5) Pastors should not be criticized but held accountable for the spiritual growth of their congregation, and listen to their congregation instead of defensively maintaining that their leadership should never be questioned or that church activity equals spiritual growth.
6) Pastors should also not be shocked that if they run their churches like corporations the annual meeting might have a few dissident shareholders.
7) God is glorified when the Church grows, but we need to let our lights shine and bear fruit. But there is nothing per se wrong with large churches.
8) There’s another economics rabbit trail here as it relates to what the world thinks and perceives of the Church, that of externalities and other negative consequences.

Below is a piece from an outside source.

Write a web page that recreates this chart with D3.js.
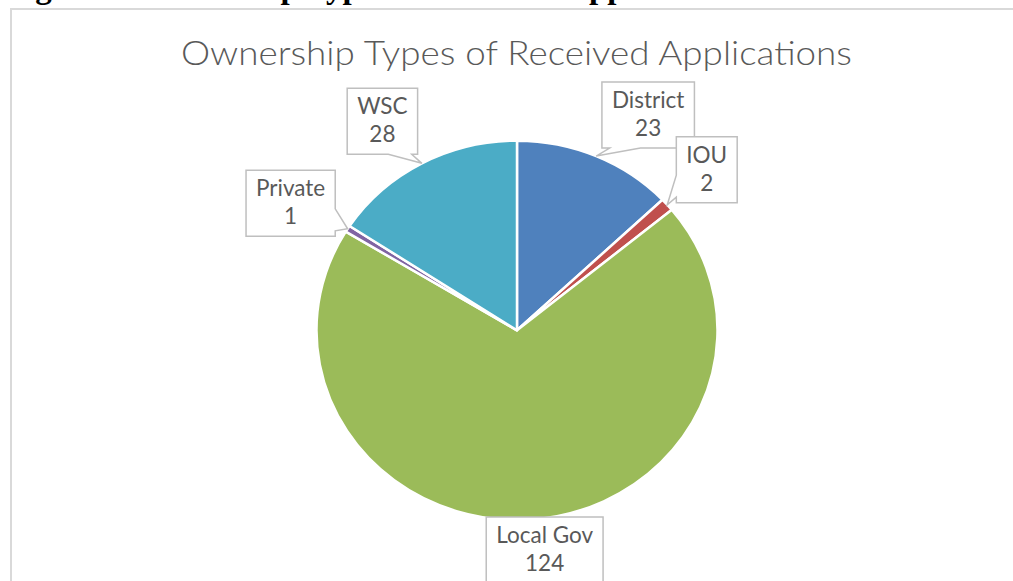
<!DOCTYPE html>
<html><head><meta charset="utf-8">
<script src="https://cdn.jsdelivr.net/npm/d3@7"></script>
<style>html,body{margin:0;padding:0;background:#fff;}svg{display:block;}</style>
</head><body>
<svg id="chart" width="1013" height="581"></svg>
<script>
const categories = ["District", "IOU", "Local Gov", "Private", "WSC"];
const values = [23, 2, 124, 1, 28];
const colors = ["#4f81bd", "#c0504d", "#9bbb59", "#8064a2", "#4bacc6"];
const chartTitle = "Ownership Types of Received Applications";
const figureCaption = "Figure 4: Ownership Types of Received Applications";

// layout (label box offsets from slice edge point, tail side & fractions)
const labelOffsets = [[52, -41], [39.5, -35], [13.5, 30.5], [-57, -25.5], [-39.5, -42]];
const tailSides = ["bottom", "left", "none", "right", "bottom"];
const tailFrac = [[1/12, 5/12], [7/12, 11/12], [0, 0], [7/12, 11/12], [7/12, 11/12]];

const W = 1013, H = 581;
const cx = 517, cy = 330.3, R = 200.5, ky = 0.946;
const svg = d3.select("#chart");

svg.append("rect").attr("width", W).attr("height", H).attr("fill", "#fff");

// caption above the frame (only its descenders are visible, as in the reference)
svg.append("text").attr("x", 6).attr("y", -2)
  .attr("font-family", "Liberation Serif, serif").attr("font-weight", "bold")
  .attr("font-size", 33).attr("fill", "#000").text(figureCaption);

// chart frame
svg.append("rect").attr("x", 11).attr("y", 9).attr("width", W + 20).attr("height", H + 40)
  .attr("fill", "none").attr("stroke", "#d9d9d9").attr("stroke-width", 2);

svg.append("text").attr("x", 516.5).attr("y", 65).attr("text-anchor", "middle")
  .attr("font-family", "Lato, sans-serif").attr("font-weight", 300)
  .attr("font-size", 33).attr("fill", "#595959")
  .attr("textLength", 671).attr("lengthAdjust", "spacingAndGlyphs")
  .text(chartTitle);

const data = categories.map((c, i) => ({ cat: c, value: values[i], color: colors[i], i }));
const pie = d3.pie().sort(null).value(d => d.value);
const arcs = pie(data);
const arc = d3.arc().innerRadius(0).outerRadius(R);
const edge = d3.arc().innerRadius(R).outerRadius(R);

const g = svg.append("g").attr("transform", `translate(${cx},${cy}) scale(1,${ky})`);
g.selectAll("path").data(arcs).join("path")
  .attr("d", arc).attr("fill", d => d.data.color)
  .attr("stroke", "#fff").attr("stroke-width", 2.5)
  .attr("vector-effect", "non-scaling-stroke").attr("stroke-linejoin", "round");

function calloutPath(x0, y0, w, h, side, f1, f2, tx, ty) {
  const x1 = x0 + w, y1 = y0 + h;
  let p = `M${x0},${y0}`;
  if (side === "top") p += `L${x0 + w * f1},${y0}L${tx},${ty}L${x0 + w * f2},${y0}`;
  p += `L${x1},${y0}`;
  if (side === "right") p += `L${x1},${y0 + h * f1}L${tx},${ty}L${x1},${y0 + h * f2}`;
  p += `L${x1},${y1}`;
  if (side === "bottom") p += `L${x0 + w * f2},${y1}L${tx},${ty}L${x0 + w * f1},${y1}`;
  p += `L${x0},${y1}`;
  if (side === "left") p += `L${x0},${y0 + h * f2}L${tx},${ty}L${x0},${y0 + h * f1}`;
  return p + "Z";
}

const labels = svg.append("g");
arcs.forEach((d, i) => {
  const c = edge.centroid(d);
  const tx = cx + c[0], ty = cy + c[1] * ky;
  const bx = tx + labelOffsets[i][0], by = ty + labelOffsets[i][1];
  const lg = labels.append("g");
  const path = lg.append("path");
  const t1 = lg.append("text").attr("x", bx).attr("y", by - 7).attr("text-anchor", "middle")
    .attr("font-family", "Lato, sans-serif").attr("font-size", 22.5).attr("fill", "#595959")
    .text(d.data.cat);
  const t2 = lg.append("text").attr("x", bx).attr("y", by + 21).attr("text-anchor", "middle")
    .attr("font-family", "Lato, sans-serif").attr("font-size", 22.5).attr("fill", "#595959")
    .text(d.data.value);
  const tw = Math.max(t1.node().getComputedTextLength(), t2.node().getComputedTextLength());
  const w = tw + 20, h = 66;
  path.attr("d", calloutPath(bx - w / 2, by - h / 2, w, h, tailSides[i], tailFrac[i][0], tailFrac[i][1], tx, ty))
    .attr("fill", "#fff").attr("stroke", "#bfbfbf").attr("stroke-width", 1.5);
});
</script>
</body></html>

My dad used to say no one gets out of a nightclub without paying the bill, and externalities must always be internalized, that is, paid for by someone at sometime.
9) You haven’t read the last of this discussion, and this implicates issues of anxiety in the Church, spiritual angst, excessive consumerism, merchandising the Gospel, environmental irresponsibility and other ills that I will be sure to opine on. All in love of course.

The ‘faith industry’ is big business and it is difficult for a believer not to be ‘grieved’ … to do something about the way the Gospel is being peddled.
The church I attend currently has been at that location about 4 years. It is growing and it is a church that is very missions conscious. I believe discipleship and missions are two ingredients that all churches should posses in order to be growing and active.
david.
thanks for the link and for advancing some of these thoughts a bit more. very insightful stuff. looking forward to getting to know you.